Write the entries out again exactly as they stand, but without the pictures.

(Records from a dataset)
──────
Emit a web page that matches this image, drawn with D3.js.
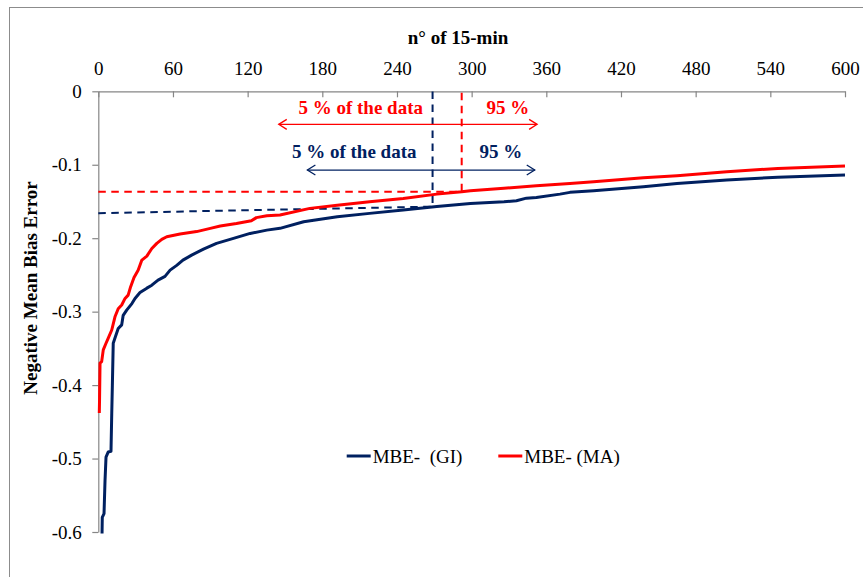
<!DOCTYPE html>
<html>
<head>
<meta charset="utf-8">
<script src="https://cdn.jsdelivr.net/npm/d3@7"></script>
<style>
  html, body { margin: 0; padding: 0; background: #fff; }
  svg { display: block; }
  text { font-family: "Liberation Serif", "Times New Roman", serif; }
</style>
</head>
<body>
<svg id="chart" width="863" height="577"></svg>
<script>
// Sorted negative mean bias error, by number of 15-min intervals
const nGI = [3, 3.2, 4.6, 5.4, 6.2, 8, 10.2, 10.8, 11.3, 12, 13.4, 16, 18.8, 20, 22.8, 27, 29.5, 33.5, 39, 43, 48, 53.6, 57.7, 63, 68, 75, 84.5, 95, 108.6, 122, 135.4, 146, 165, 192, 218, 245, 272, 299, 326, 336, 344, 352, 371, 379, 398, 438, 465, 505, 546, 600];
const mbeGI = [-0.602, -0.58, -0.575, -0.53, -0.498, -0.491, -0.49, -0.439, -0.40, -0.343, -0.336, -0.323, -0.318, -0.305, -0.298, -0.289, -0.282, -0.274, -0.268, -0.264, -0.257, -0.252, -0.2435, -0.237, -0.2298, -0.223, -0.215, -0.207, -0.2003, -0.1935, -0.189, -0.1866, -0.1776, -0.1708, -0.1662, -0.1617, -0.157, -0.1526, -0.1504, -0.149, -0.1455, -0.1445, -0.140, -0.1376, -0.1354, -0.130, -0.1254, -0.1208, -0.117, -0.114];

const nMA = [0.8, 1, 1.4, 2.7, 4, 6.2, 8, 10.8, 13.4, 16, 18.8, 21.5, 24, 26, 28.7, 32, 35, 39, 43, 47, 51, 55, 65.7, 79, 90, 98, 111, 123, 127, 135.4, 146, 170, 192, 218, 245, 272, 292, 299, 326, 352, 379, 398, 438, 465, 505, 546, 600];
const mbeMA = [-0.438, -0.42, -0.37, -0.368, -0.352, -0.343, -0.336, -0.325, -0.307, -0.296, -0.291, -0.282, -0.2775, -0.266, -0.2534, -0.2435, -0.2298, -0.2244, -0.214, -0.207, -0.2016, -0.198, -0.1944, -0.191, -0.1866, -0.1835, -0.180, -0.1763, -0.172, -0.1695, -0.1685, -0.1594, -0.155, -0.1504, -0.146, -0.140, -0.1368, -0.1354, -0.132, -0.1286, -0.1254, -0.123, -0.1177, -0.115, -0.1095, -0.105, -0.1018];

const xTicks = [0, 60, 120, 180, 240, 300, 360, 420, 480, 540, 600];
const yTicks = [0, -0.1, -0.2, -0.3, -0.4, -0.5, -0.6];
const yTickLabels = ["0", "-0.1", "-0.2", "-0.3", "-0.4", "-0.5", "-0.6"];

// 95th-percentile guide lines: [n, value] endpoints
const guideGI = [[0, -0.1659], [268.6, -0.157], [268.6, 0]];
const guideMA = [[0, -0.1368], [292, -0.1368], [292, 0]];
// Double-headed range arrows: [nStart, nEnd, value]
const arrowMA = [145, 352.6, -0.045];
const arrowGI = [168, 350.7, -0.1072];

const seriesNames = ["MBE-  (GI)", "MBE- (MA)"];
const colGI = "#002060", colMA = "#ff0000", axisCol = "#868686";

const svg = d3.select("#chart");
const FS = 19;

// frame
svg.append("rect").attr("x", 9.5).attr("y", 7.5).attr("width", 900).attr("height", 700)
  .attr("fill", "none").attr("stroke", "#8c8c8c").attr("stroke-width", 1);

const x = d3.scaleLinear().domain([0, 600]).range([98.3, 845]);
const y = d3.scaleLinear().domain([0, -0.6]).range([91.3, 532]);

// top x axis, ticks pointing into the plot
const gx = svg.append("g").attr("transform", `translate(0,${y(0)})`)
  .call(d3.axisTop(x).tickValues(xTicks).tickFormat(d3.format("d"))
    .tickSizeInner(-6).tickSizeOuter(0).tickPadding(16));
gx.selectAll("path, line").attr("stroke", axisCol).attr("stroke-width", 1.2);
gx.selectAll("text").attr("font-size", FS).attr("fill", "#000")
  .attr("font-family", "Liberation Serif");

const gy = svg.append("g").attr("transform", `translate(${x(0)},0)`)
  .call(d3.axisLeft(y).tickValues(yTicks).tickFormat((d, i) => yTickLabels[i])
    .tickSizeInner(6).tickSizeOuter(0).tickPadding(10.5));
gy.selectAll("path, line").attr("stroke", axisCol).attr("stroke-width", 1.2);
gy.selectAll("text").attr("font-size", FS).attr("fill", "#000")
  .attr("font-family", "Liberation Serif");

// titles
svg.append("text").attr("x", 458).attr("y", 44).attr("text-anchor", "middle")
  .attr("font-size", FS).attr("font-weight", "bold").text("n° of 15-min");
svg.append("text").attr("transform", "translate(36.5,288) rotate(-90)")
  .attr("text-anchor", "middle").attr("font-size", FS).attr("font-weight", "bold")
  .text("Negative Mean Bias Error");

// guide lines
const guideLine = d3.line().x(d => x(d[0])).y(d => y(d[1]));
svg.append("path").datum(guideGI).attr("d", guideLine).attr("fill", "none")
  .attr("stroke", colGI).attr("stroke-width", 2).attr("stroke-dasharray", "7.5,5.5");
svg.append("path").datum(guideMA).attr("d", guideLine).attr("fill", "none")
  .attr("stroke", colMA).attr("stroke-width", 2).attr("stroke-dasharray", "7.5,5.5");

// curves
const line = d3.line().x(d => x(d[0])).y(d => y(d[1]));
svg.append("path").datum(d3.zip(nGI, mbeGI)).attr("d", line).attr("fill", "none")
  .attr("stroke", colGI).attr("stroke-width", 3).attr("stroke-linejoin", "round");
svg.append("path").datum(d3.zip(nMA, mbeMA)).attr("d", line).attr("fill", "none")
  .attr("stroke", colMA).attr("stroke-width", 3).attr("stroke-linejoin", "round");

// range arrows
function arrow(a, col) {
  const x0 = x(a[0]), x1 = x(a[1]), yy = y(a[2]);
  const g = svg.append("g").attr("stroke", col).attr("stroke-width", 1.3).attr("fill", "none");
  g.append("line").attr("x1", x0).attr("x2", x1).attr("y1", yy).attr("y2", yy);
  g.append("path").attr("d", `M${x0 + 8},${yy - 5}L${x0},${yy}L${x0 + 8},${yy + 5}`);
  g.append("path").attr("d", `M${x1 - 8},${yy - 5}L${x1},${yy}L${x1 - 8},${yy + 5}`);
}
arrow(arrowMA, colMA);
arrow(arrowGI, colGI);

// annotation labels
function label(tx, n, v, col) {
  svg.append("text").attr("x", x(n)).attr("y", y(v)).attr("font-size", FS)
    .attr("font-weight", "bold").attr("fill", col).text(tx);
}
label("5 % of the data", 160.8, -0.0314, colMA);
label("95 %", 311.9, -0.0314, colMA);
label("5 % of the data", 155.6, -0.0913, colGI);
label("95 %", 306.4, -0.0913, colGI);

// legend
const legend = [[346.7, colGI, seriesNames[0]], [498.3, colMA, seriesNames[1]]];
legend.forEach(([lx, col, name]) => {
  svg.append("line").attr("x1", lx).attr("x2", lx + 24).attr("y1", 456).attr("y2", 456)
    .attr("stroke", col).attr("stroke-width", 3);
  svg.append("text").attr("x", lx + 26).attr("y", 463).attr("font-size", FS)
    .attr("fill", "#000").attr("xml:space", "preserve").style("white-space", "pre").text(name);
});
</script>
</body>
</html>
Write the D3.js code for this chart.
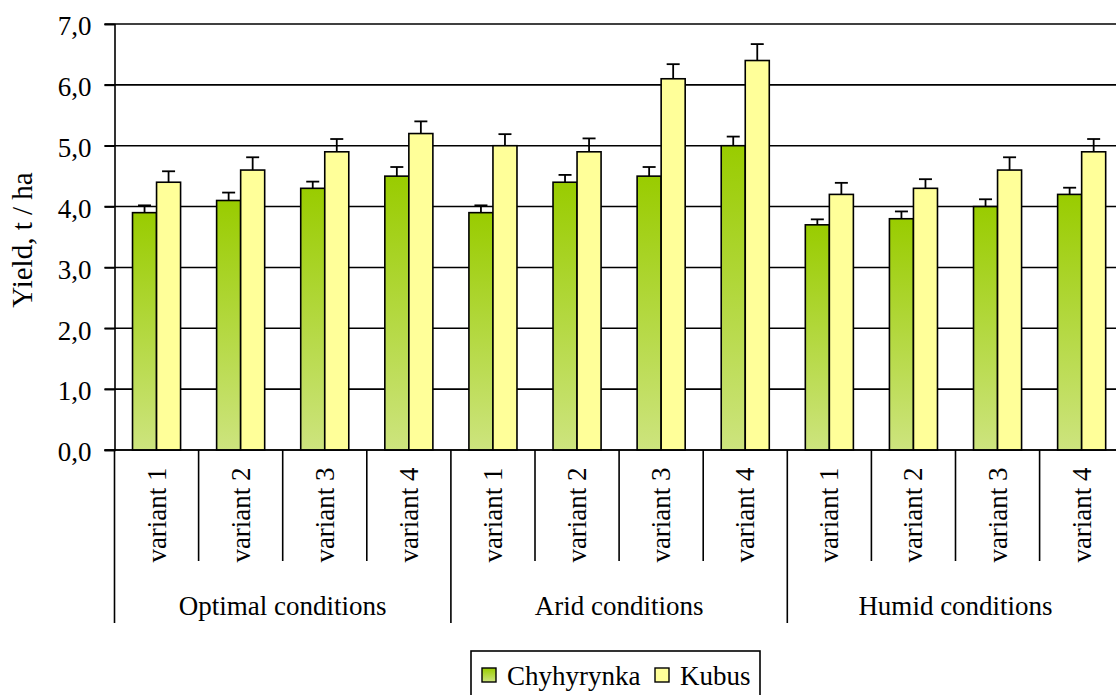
──────
TASK RESULT:
Emit a web page that matches this image, drawn with D3.js.
<!DOCTYPE html>
<html>
<head>
<meta charset="utf-8">
<script src="https://cdn.jsdelivr.net/npm/d3@7"></script>
<style>
  html, body { margin: 0; padding: 0; background: #fff; }
  svg { display: block; }
  text { font-family: "Liberation Serif", "Times New Roman", serif; }
</style>
</head>
<body>
<svg id="chart" width="863" height="577"></svg>
<script>
// Sorted negative mean bias error, by number of 15-min intervals
const nGI = [3, 3.2, 4.6, 5.4, 6.2, 8, 10.2, 10.8, 11.3, 12, 13.4, 16, 18.8, 20, 22.8, 27, 29.5, 33.5, 39, 43, 48, 53.6, 57.7, 63, 68, 75, 84.5, 95, 108.6, 122, 135.4, 146, 165, 192, 218, 245, 272, 299, 326, 336, 344, 352, 371, 379, 398, 438, 465, 505, 546, 600];
const mbeGI = [-0.602, -0.58, -0.575, -0.53, -0.498, -0.491, -0.49, -0.439, -0.40, -0.343, -0.336, -0.323, -0.318, -0.305, -0.298, -0.289, -0.282, -0.274, -0.268, -0.264, -0.257, -0.252, -0.2435, -0.237, -0.2298, -0.223, -0.215, -0.207, -0.2003, -0.1935, -0.189, -0.1866, -0.1776, -0.1708, -0.1662, -0.1617, -0.157, -0.1526, -0.1504, -0.149, -0.1455, -0.1445, -0.140, -0.1376, -0.1354, -0.130, -0.1254, -0.1208, -0.117, -0.114];

const nMA = [0.8, 1, 1.4, 2.7, 4, 6.2, 8, 10.8, 13.4, 16, 18.8, 21.5, 24, 26, 28.7, 32, 35, 39, 43, 47, 51, 55, 65.7, 79, 90, 98, 111, 123, 127, 135.4, 146, 170, 192, 218, 245, 272, 292, 299, 326, 352, 379, 398, 438, 465, 505, 546, 600];
const mbeMA = [-0.438, -0.42, -0.37, -0.368, -0.352, -0.343, -0.336, -0.325, -0.307, -0.296, -0.291, -0.282, -0.2775, -0.266, -0.2534, -0.2435, -0.2298, -0.2244, -0.214, -0.207, -0.2016, -0.198, -0.1944, -0.191, -0.1866, -0.1835, -0.180, -0.1763, -0.172, -0.1695, -0.1685, -0.1594, -0.155, -0.1504, -0.146, -0.140, -0.1368, -0.1354, -0.132, -0.1286, -0.1254, -0.123, -0.1177, -0.115, -0.1095, -0.105, -0.1018];

const xTicks = [0, 60, 120, 180, 240, 300, 360, 420, 480, 540, 600];
const yTicks = [0, -0.1, -0.2, -0.3, -0.4, -0.5, -0.6];
const yTickLabels = ["0", "-0.1", "-0.2", "-0.3", "-0.4", "-0.5", "-0.6"];

// 95th-percentile guide lines: [n, value] endpoints
const guideGI = [[0, -0.1659], [268.6, -0.157], [268.6, 0]];
const guideMA = [[0, -0.1368], [292, -0.1368], [292, 0]];
// Double-headed range arrows: [nStart, nEnd, value]
const arrowMA = [145, 352.6, -0.045];
const arrowGI = [168, 350.7, -0.1072];

const seriesNames = ["MBE-  (GI)", "MBE- (MA)"];
const colGI = "#002060", colMA = "#ff0000", axisCol = "#868686";

const svg = d3.select("#chart");
const FS = 19;

// frame
svg.append("rect").attr("x", 9.5).attr("y", 7.5).attr("width", 900).attr("height", 700)
  .attr("fill", "none").attr("stroke", "#8c8c8c").attr("stroke-width", 1);

const x = d3.scaleLinear().domain([0, 600]).range([98.3, 845]);
const y = d3.scaleLinear().domain([0, -0.6]).range([91.3, 532]);

// top x axis, ticks pointing into the plot
const gx = svg.append("g").attr("transform", `translate(0,${y(0)})`)
  .call(d3.axisTop(x).tickValues(xTicks).tickFormat(d3.format("d"))
    .tickSizeInner(-6).tickSizeOuter(0).tickPadding(16));
gx.selectAll("path, line").attr("stroke", axisCol).attr("stroke-width", 1.2);
gx.selectAll("text").attr("font-size", FS).attr("fill", "#000")
  .attr("font-family", "Liberation Serif");

const gy = svg.append("g").attr("transform", `translate(${x(0)},0)`)
  .call(d3.axisLeft(y).tickValues(yTicks).tickFormat((d, i) => yTickLabels[i])
    .tickSizeInner(6).tickSizeOuter(0).tickPadding(10.5));
gy.selectAll("path, line").attr("stroke", axisCol).attr("stroke-width", 1.2);
gy.selectAll("text").attr("font-size", FS).attr("fill", "#000")
  .attr("font-family", "Liberation Serif");

// titles
svg.append("text").attr("x", 458).attr("y", 44).attr("text-anchor", "middle")
  .attr("font-size", FS).attr("font-weight", "bold").text("n° of 15-min");
svg.append("text").attr("transform", "translate(36.5,288) rotate(-90)")
  .attr("text-anchor", "middle").attr("font-size", FS).attr("font-weight", "bold")
  .text("Negative Mean Bias Error");

// guide lines
const guideLine = d3.line().x(d => x(d[0])).y(d => y(d[1]));
svg.append("path").datum(guideGI).attr("d", guideLine).attr("fill", "none")
  .attr("stroke", colGI).attr("stroke-width", 2).attr("stroke-dasharray", "7.5,5.5");
svg.append("path").datum(guideMA).attr("d", guideLine).attr("fill", "none")
  .attr("stroke", colMA).attr("stroke-width", 2).attr("stroke-dasharray", "7.5,5.5");

// curves
const line = d3.line().x(d => x(d[0])).y(d => y(d[1]));
svg.append("path").datum(d3.zip(nGI, mbeGI)).attr("d", line).attr("fill", "none")
  .attr("stroke", colGI).attr("stroke-width", 3).attr("stroke-linejoin", "round");
svg.append("path").datum(d3.zip(nMA, mbeMA)).attr("d", line).attr("fill", "none")
  .attr("stroke", colMA).attr("stroke-width", 3).attr("stroke-linejoin", "round");

// range arrows
function arrow(a, col) {
  const x0 = x(a[0]), x1 = x(a[1]), yy = y(a[2]);
  const g = svg.append("g").attr("stroke", col).attr("stroke-width", 1.3).attr("fill", "none");
  g.append("line").attr("x1", x0).attr("x2", x1).attr("y1", yy).attr("y2", yy);
  g.append("path").attr("d", `M${x0 + 8},${yy - 5}L${x0},${yy}L${x0 + 8},${yy + 5}`);
  g.append("path").attr("d", `M${x1 - 8},${yy - 5}L${x1},${yy}L${x1 - 8},${yy + 5}`);
}
arrow(arrowMA, colMA);
arrow(arrowGI, colGI);

// annotation labels
function label(tx, n, v, col) {
  svg.append("text").attr("x", x(n)).attr("y", y(v)).attr("font-size", FS)
    .attr("font-weight", "bold").attr("fill", col).text(tx);
}
label("5 % of the data", 160.8, -0.0314, colMA);
label("95 %", 311.9, -0.0314, colMA);
label("5 % of the data", 155.6, -0.0913, colGI);
label("95 %", 306.4, -0.0913, colGI);

// legend
const legend = [[346.7, colGI, seriesNames[0]], [498.3, colMA, seriesNames[1]]];
legend.forEach(([lx, col, name]) => {
  svg.append("line").attr("x1", lx).attr("x2", lx + 24).attr("y1", 456).attr("y2", 456)
    .attr("stroke", col).attr("stroke-width", 3);
  svg.append("text").attr("x", lx + 26).attr("y", 463).attr("font-size", FS)
    .attr("fill", "#000").attr("xml:space", "preserve").style("white-space", "pre").text(name);
});
</script>
</body>
</html>
Write the D3.js code for this chart.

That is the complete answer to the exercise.